Zur Sache: „Die neue Pflegefinanzierung ist zwar gut gedacht, aber schlecht gemacht“
Sandrina Hurler über die gesetzliche Pflicht zur Bezahlung auf Tarifniveau in der Pflege und warum eine Schwachstelle dieser Reform die Tarifbindung nicht stärkt
Die Arbeitsbedingungen und die Bezahlung von Pflegekräften rückten vor allem während der Coronapandemie in die öffentliche Wahrnehmung. Auch der Fachkräftemangel und der damit drohende Pflegenotstand wecken das öffentliche Interesse an dem Thema. Tarifbindung und Mitbestimmung könnten das Problem lösen. Doch in der Umsetzung hapert es, gerade wenn tarifgebundene Einrichtungen durch Gesetzesreformen in der Pflegefinanzierung bestraft werden.
Pflegekräfte arbeiten sowohl in der Kranken- als auch in der Altenpflege in besonderen Strukturen.
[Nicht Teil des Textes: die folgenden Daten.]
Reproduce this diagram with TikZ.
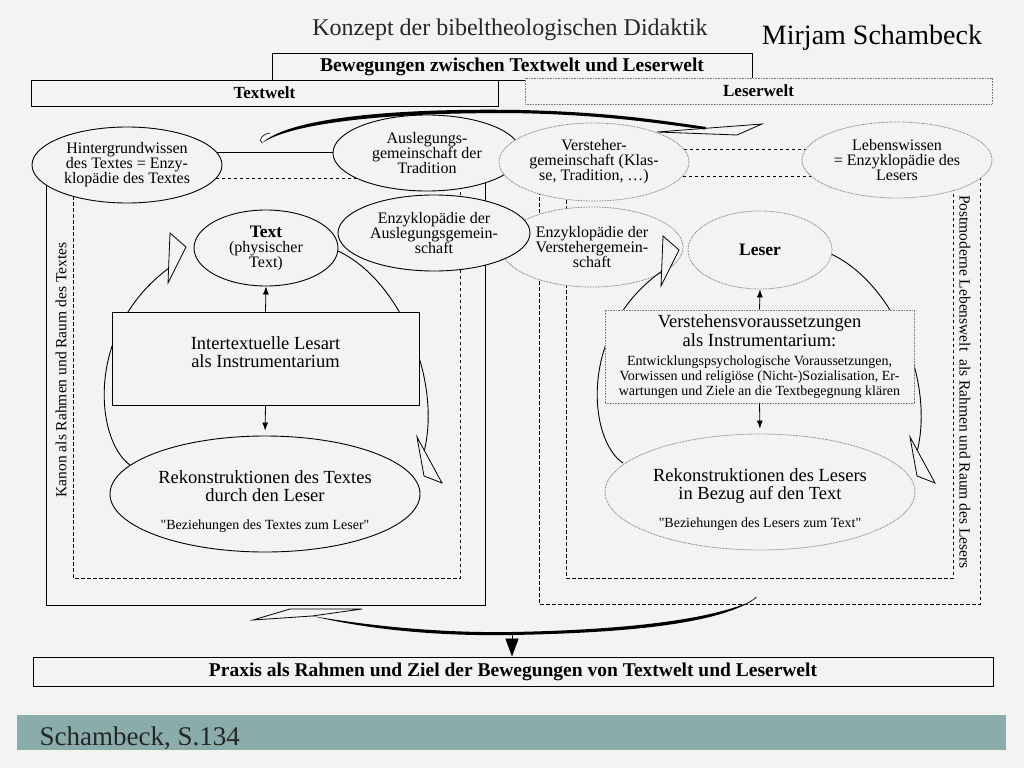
\documentclass[tikz,border=0pt]{standalone}
\usepackage{fontspec}
\setmainfont{Liberation Serif}[Ligatures=TeXOff]
\usetikzlibrary{shapes.geometric,arrows.meta}
\definecolor{bg}{RGB}{243,243,241}
\definecolor{bar}{RGB}{138,172,170}
\definecolor{dotc}{RGB}{125,125,125}
\newcommand\smallf{\fontsize{14}{15}\selectfont}
\begin{document}
\begin{tikzpicture}[x=1pt,y=-1pt,
  solidell/.style={ellipse, draw=black, line width=0.9pt, fill=bg, inner sep=0pt, align=center, font=\fontsize{16}{15}\selectfont},
  dotell/.style={ellipse, draw=dotc, dash pattern=on 0.8pt off 0.8pt, line width=0.8pt, fill=bg, inner sep=0pt, align=center, font=\fontsize{16}{15}\selectfont},
  hbox/.style={draw=black, line width=0.9pt, fill=bg, inner sep=0pt, align=center},
  dbox/.style={draw=dotc, dash pattern=on 0.8pt off 0.8pt, line width=0.8pt, fill=bg, inner sep=0pt, align=center},
  frame/.style={draw=black, line width=1pt},
  dframe/.style={draw=black, line width=0.9pt, dash pattern=on 3.5pt off 2.5pt},
  smallarr/.style={-{Latex[length=8pt,width=6pt]}, line width=0.8pt},
  loopline/.style={line width=0.9pt},
  openhead/.style={draw=black, line width=0.8pt, fill=bg, line join=miter},
]
\useasboundingbox (0,0) rectangle (1024,768);
\fill[bg] (0,0) rectangle (1024,768);
\fill[bar] (17,715) rectangle (1006,750);
\node[anchor=west, font=\fontsize{27}{27}\selectfont, text=black!85] (src) at (36,738) {Schambeck, S.134};

% titles
\node[font=\fontsize{24}{24}\selectfont, text=black!85] (title) at (510,30) {Konzept der bibeltheologischen Didaktik};
\node[font=\fontsize{28}{28}\selectfont] (author) at (872,38) {Mirjam Schambeck};

% header boxes
\node[hbox, minimum width=480pt, minimum height=27pt, font=\bfseries\fontsize{19.5}{19.5}\selectfont] (bew) at (512,66.5) {Bewegungen zwischen Textwelt und Leserwelt};
\node[hbox, minimum width=467pt, minimum height=26pt, font=\bfseries\fontsize{17}{17}\selectfont] (textwelt) at (264.5,93) {Textwelt};
\node[dbox, minimum width=467pt, minimum height=26pt, font=\bfseries\fontsize{17}{17}\selectfont] (leserwelt) at (758.5,91) {Leserwelt};

% frames
\draw[frame] (46,152) rectangle (485,605);
\draw[dframe] (73,178) rectangle (460,578);
\draw[dframe] (539,149) rectangle (980,604);
\draw[dframe] (566,176) rectangle (953,578);

% loop end points
\coordinate (hl1) at (169,268);
\coordinate (hr1) at (424,452);
\coordinate (hl2) at (662,271);
\coordinate (hr2) at (917,452);

% left ellipses
\node[solidell, minimum width=190pt, minimum height=76pt] (hint) at (127,165) {Hintergrundwissen\\des Textes = Enzy-\\klopädie des Textes};
\node[solidell, minimum width=188pt, minimum height=76pt] (ausl) at (427,153) {Auslegungs-\\gemeinschaft der\\Tradition};
% right ellipses
\node[dotell, minimum width=190pt, minimum height=78pt] (verst) at (594,162) {Versteher-\\gemeinschaft (Klas-\\se, Tradition, …)};
\node[dotell, minimum width=190pt, minimum height=76pt] (leben) at (897,160) {Lebenswissen\\= Enzyklopädie des\\Lesers};
\node[dotell, minimum width=182pt, minimum height=80pt] (enzv) at (592,247) {Enzyklopädie der\\Verstehergemein-\\schaft};
\node[solidell, minimum width=192pt, minimum height=76pt] (enza) at (434,233) {Enzyklopädie der\\Auslegungsgemein-\\schaft};

% loop curves
\draw[loopline] (265,494) ++(-135,-29) .. controls (95,440) and (85,330) .. (hl1);
\draw[loopline] (338,251) .. controls (400,280) and (442,380) .. (hr1);
\draw[loopline] (758,492) ++(-135,-29) .. controls (588,440) and (578,330) .. (hl2);
\draw[loopline] (831,254) .. controls (893,283) and (935,380) .. (hr2);

\node[solidell, minimum width=144pt, minimum height=76pt] (text) at (266,248) {{\bfseries\fontsize{17.5}{18}\selectfont Text}\\(physischer\\Text)};
\node[dotell, minimum width=144pt, minimum height=78pt, font=\bfseries\fontsize{17.5}{17.5}\selectfont] (leser) at (760,250) {Leser};

% instrument boxes
\node[hbox, minimum width=307pt, minimum height=93pt, font=\fontsize{18.5}{18}\selectfont] (inter) at (265.5,358.5) {Intertextuelle Lesart\\als Instrumentarium\rule[-12pt]{0pt}{1pt}};
\node[dbox, minimum width=309pt, minimum height=93pt, font=\fontsize{18.5}{19}\selectfont] (vers) at (759.5,356.5) {Verstehensvoraussetzungen\\als Instrumentarium:\\\smallf Entwicklungspsychologische Voraussetzungen,\\[-4pt]\smallf Vorwissen und religiöse (Nicht-)Sozialisation, Er-\\[-4pt]\smallf wartungen und Ziele an die Textbegegnung klären};

% reconstruction ellipses
\node[solidell, minimum width=310pt, minimum height=116pt, font=\fontsize{18.5}{18.5}\selectfont] (rek1) at (265,494) {\rule{0pt}{28pt}Rekonstruktionen des Textes\\durch den Leser\\[9pt]\fontsize{14}{15}\selectfont "Beziehungen des Textes zum Leser"};
\node[dotell, minimum width=310pt, minimum height=116pt, font=\fontsize{18.5}{18.5}\selectfont] (rek2) at (760,492) {\rule{0pt}{28pt}Rekonstruktionen des Lesers\\in Bezug auf den Text\\[9pt]\fontsize{14}{15}\selectfont "Beziehungen des Lesers zum Text"};

% small arrows
\draw[smallarr] (inter.north) -- (text.south);
\draw[smallarr, shorten >=5pt] (inter.south) -- (rek1.north);
\draw[smallarr] (vers.north) -- (leser.south);
\draw[smallarr, shorten >=5pt] (vers.south) -- (rek2.north);

% open arrowheads of loops
\draw[openhead] (170,233) -- (186,247) -- (168,283) -- cycle;
\draw[openhead] (417,437) -- (442,483) -- (424,476) -- cycle;
\draw[openhead] (663,236) -- (679,250) -- (661,286) -- cycle;
\draw[openhead] (910,437) -- (935,483) -- (917,476) -- cycle;

% big top arc
\draw[openhead] (657,132) -- (762,124) -- (737,135) -- cycle;
\fill (262,143) .. controls (290,117) and (400,108) .. (520,110) .. controls (610,112) and (665,121) .. (706,127) -- (705,129.5) .. controls (662,124) and (608,115) .. (520,113.2) .. controls (402,112) and (295,121) .. (262,143) -- cycle;
\draw[line width=0.6pt] (262,143) .. controls (258,140) and (262,134) .. (270,133);

% big bottom arc
\draw[openhead] (253,620) -- (290,609) -- (362,609) -- (312,616) -- cycle;
\fill (312,616) .. controls (380,632) and (450,636) .. (512,635) .. controls (620,633) and (712,625) .. (752,601) -- (752,601) .. controls (706,621) and (618,630) .. (512,632) .. controls (452,633) and (382,628) .. (312,616) -- cycle;
\draw[line width=0.6pt] (748,603) .. controls (754,599) and (758,597) .. (755,597.5);

% praxis
\node[hbox, minimum width=960pt, minimum height=29pt, font=\bfseries\fontsize{19.5}{19.5}\selectfont] (praxis) at (513,671.5) {Praxis als Rahmen und Ziel der Bewegungen von Textwelt und Leserwelt};
\coordinate (arcbot) at (512,634);
\draw[-{Triangle[length=18pt,width=13pt]}, line width=0.8pt] (arcbot) -- (praxis.north -| arcbot);

% vertical labels
\node[rotate=90, font=\fontsize{15.5}{15.5}\selectfont] (kanon) at (61,370) {Kanon als Rahmen und Raum des Textes};
\node[rotate=-90, font=\fontsize{15.5}{15.5}\selectfont] (postm) at (965,382) {Postmoderne Lebenswelt\ \ als Rahmen und Raum des Lesers};
\end{tikzpicture}
\end{document}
Mächtige, marktbeherrschende Kostenträger wie die gesetzlichen Kranken- und Pflegeversicherungen schließen mit den Leistungserbringern, also etwa Kliniken oder Pflegeeinrichtungen, Versorgungsverträge ab. Die Pflegekräfte können ihren Arbeitgeber daher nur bedingt mit Arbeitskämpfen unter Druck setzen. Hinzu kommt ein geringer gewerkschaftlicher Organisationsgrad und ein hoher Anteil an Teilzeitbeschäftigten – beides Faktoren, die die kollektive Durchsetzungskraft zusätzlich schwächen.
In den vergangenen Jahren wurde durch Reformen versucht, die Position der Pflegekräfte zu stärken, jedoch nur mit begrenztem Erfolg. So galt in den 1990er Jahren noch das Marktprinzip in der Pflege: Ein Versorgungsvertrag kam nur dann zustande, wenn eine ortsübliche Vergütung gezahlt wurde. Wenn die Tariflöhne über diesem Niveau lagen, wurde den Einrichtungen mit Verweis auf die Wirtschaftlichkeit die Finanzierung verwehrt. Ein Urteil des Bundessozialgerichts aus dem Jahr 2009 änderte dies grundlegend, und seit dem ersten Pflegestärkungsgesetz von 2014 ist gesetzlich verankert, dass die tarifliche Entlohnung in einer Pflegeeinrichtung durch die Pflegeversicherung in voller Höhe erstattet werden muss. Die Löhne stiegen daraufhin zwischen 2012 und 2019 – in der Altenpflege überdurchschnittlich, in der Krankenpflege durchschnittlich.
2022 wurde die Pflicht zur Vergütung nach Tarif eingeführt. Pflegeeinrichtungen erhalten seitdem nur dann eine Refinanzierung durch die Kostenträger, wenn sie einem Tarifvertrag unterliegen oder Gehälter zahlen, die im Durchschnitt dem maßgeblichen Tarifniveau entsprechen.
Doch was auf den ersten Blick positiv erscheint, hat unbeabsichtigte Folgen. Ein interdisziplinäres Forschungsprojekt des Hugo Sinzheimer Instituts untersuchte in Zusammenarbeit mit den Rechtswissenschaftlern Judith Brockmann und Felix Welti von der Universität Kassel die Auswirkungen der jüngsten Reformen auf die Praxis. Ein Ergebnis: Was gut gedacht war, ist nicht gut gemacht, wegen einer Inkonsistenz im Gesetz. Ausgerechnet Einrichtungen ohne Tarifbindung können sogar Gehälter refinanziert bekommen, die das regional übliche Entlohnungsniveau um bis zu zehn Prozent übersteigen. Das verschafft nicht tarifgebundenen Einrichtungen erheblich mehr Möglichkeiten, besonders gefragten Fachkräften ein höheres Gehalt anzubieten. Dies kann zu erheblichen Unterschieden in der Bezahlung innerhalb einer Belegschaft führen.
Die jüngste Reform der Pflegeversicherung, die die Tarifbindung eigentlich stärken sollte, hat an dieser Stelle unerwünschte Nebeneffekte, die gewerkschaftliche Mitbestimmung und die Tarifbindung gefährden. Dabei sind gerade sie der Schlüssel für Gute Arbeit.
SANDRINA HURLER arbeitet am Hugo Sinzheimer Institut als wissenschaftliche Referentin für Sozialrecht.